• [Collected data]
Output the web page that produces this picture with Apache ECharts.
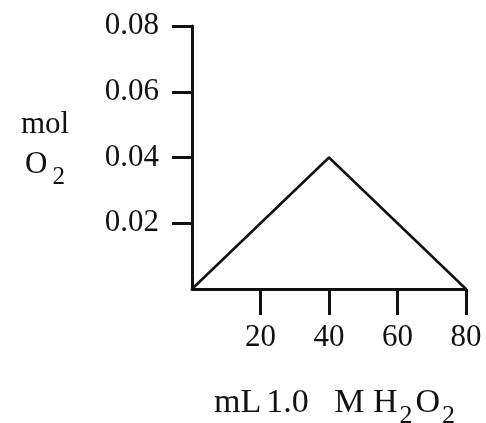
<!DOCTYPE html>
<html>
<head>
<meta charset="utf-8">
<script src="https://cdn.jsdelivr.net/npm/echarts@6/dist/echarts.min.js"></script>
<style>html,body{margin:0;padding:0;background:#fff;overflow:hidden}#c{width:486px;height:423px}</style>
</head>
<body>
<div id="c"></div>
<script>
var volumes = [0, 40, 80];
var molO2 = [0, 0.04, 0];
var xTicks = [20, 40, 60, 80];
var yTicks = [0.02, 0.04, 0.06, 0.08];

var FONT = '"Liberation Serif", "DejaVu Serif", serif';
var chart = echarts.init(document.getElementById('c'));
chart.setOption({
  animation: false,
  backgroundColor: '#fff',
  grid: { left: 192, right: 20, top: 26, bottom: 134, containLabel: false, outerBoundsMode: 'none' },
  xAxis: {
    type: 'value', min: 0, max: 80, interval: 20,
    axisLine: { lineStyle: { color: '#111', width: 3 } },
    axisTick: { show: true, inside: false, length: 26, lineStyle: { color: '#111', width: 3 }, customValues: xTicks },
    axisLabel: { color: '#111', fontFamily: FONT, fontSize: 31, margin: 33, customValues: xTicks },
    splitLine: { show: false },
    name: '{m|mL}{a|1.0   M H}{s|2}{a|O}{s|2}',
    nameLocation: 'middle', nameGap: 93,
    nameTextStyle: {
      padding: [0, 0, 0, 14],
      rich: {
        m: { fontFamily: FONT, fontSize: 34, color: '#111', lineHeight: 38, verticalAlign: 'bottom', padding: [0, 5, 0, 0] },
        a: { fontFamily: FONT, fontSize: 34, color: '#111', lineHeight: 38, verticalAlign: 'bottom' },
        s: { fontFamily: FONT, fontSize: 26, color: '#111', lineHeight: 38, verticalAlign: 'bottom', padding: [0, 3, -9, 2] }
      }
    }
  },
  yAxis: {
    type: 'value', min: 0, max: 0.08, interval: 0.02,
    axisLine: { show: true, lineStyle: { color: '#111', width: 3 } },
    axisTick: { show: true, inside: false, length: 20, lineStyle: { color: '#111', width: 3 }, customValues: yTicks },
    axisLabel: { color: '#111', fontFamily: FONT, fontSize: 31, margin: 33, customValues: yTicks,
      formatter: function (v) { return v.toFixed(2); } },
    splitLine: { show: false },
    name: '{a|mol}\n{a|O}{s|2}',
    nameLocation: 'middle', nameRotate: 0, nameGap: 147,
    nameTextStyle: {
      align: 'center',
      padding: [0, 0, 34, 0],
      rich: {
        a: { fontFamily: FONT, fontSize: 31, color: '#111', lineHeight: 40, verticalAlign: 'bottom' },
        s: { fontFamily: FONT, fontSize: 25, color: '#111', lineHeight: 40, verticalAlign: 'bottom', padding: [0, 0, -9, 5] }
      }
    }
  },
  series: [{
    type: 'line',
    data: volumes.map(function (v, i) { return [v, molO2[i]]; }),
    symbol: 'none',
    lineStyle: { color: '#111', width: 2.5 }
  }]
});
</script>
</body>
</html>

• [Prompt]
All of the material above should be reproduced exactly, except the pictures.

• [Solution for this exercise]
Output the web page that produces this picture with Apache ECharts.
<!DOCTYPE html>
<html>
<head>
<meta charset="utf-8">
<script src="https://cdn.jsdelivr.net/npm/echarts@6/dist/echarts.min.js"></script>
<style>html,body{margin:0;padding:0;background:#fff;overflow:hidden}#c{width:486px;height:423px}</style>
</head>
<body>
<div id="c"></div>
<script>
var volumes = [0, 40, 80];
var molO2 = [0, 0.04, 0];
var xTicks = [20, 40, 60, 80];
var yTicks = [0.02, 0.04, 0.06, 0.08];

var FONT = '"Liberation Serif", "DejaVu Serif", serif';
var chart = echarts.init(document.getElementById('c'));
chart.setOption({
  animation: false,
  backgroundColor: '#fff',
  grid: { left: 192, right: 20, top: 26, bottom: 134, containLabel: false, outerBoundsMode: 'none' },
  xAxis: {
    type: 'value', min: 0, max: 80, interval: 20,
    axisLine: { lineStyle: { color: '#111', width: 3 } },
    axisTick: { show: true, inside: false, length: 26, lineStyle: { color: '#111', width: 3 }, customValues: xTicks },
    axisLabel: { color: '#111', fontFamily: FONT, fontSize: 31, margin: 33, customValues: xTicks },
    splitLine: { show: false },
    name: '{m|mL}{a|1.0   M H}{s|2}{a|O}{s|2}',
    nameLocation: 'middle', nameGap: 93,
    nameTextStyle: {
      padding: [0, 0, 0, 14],
      rich: {
        m: { fontFamily: FONT, fontSize: 34, color: '#111', lineHeight: 38, verticalAlign: 'bottom', padding: [0, 5, 0, 0] },
        a: { fontFamily: FONT, fontSize: 34, color: '#111', lineHeight: 38, verticalAlign: 'bottom' },
        s: { fontFamily: FONT, fontSize: 26, color: '#111', lineHeight: 38, verticalAlign: 'bottom', padding: [0, 3, -9, 2] }
      }
    }
  },
  yAxis: {
    type: 'value', min: 0, max: 0.08, interval: 0.02,
    axisLine: { show: true, lineStyle: { color: '#111', width: 3 } },
    axisTick: { show: true, inside: false, length: 20, lineStyle: { color: '#111', width: 3 }, customValues: yTicks },
    axisLabel: { color: '#111', fontFamily: FONT, fontSize: 31, margin: 33, customValues: yTicks,
      formatter: function (v) { return v.toFixed(2); } },
    splitLine: { show: false },
    name: '{a|mol}\n{a|O}{s|2}',
    nameLocation: 'middle', nameRotate: 0, nameGap: 147,
    nameTextStyle: {
      align: 'center',
      padding: [0, 0, 34, 0],
      rich: {
        a: { fontFamily: FONT, fontSize: 31, color: '#111', lineHeight: 40, verticalAlign: 'bottom' },
        s: { fontFamily: FONT, fontSize: 25, color: '#111', lineHeight: 40, verticalAlign: 'bottom', padding: [0, 0, -9, 5] }
      }
    }
  },
  series: [{
    type: 'line',
    data: volumes.map(function (v, i) { return [v, molO2[i]]; }),
    symbol: 'none',
    lineStyle: { color: '#111', width: 2.5 }
  }]
});
</script>
</body>
</html>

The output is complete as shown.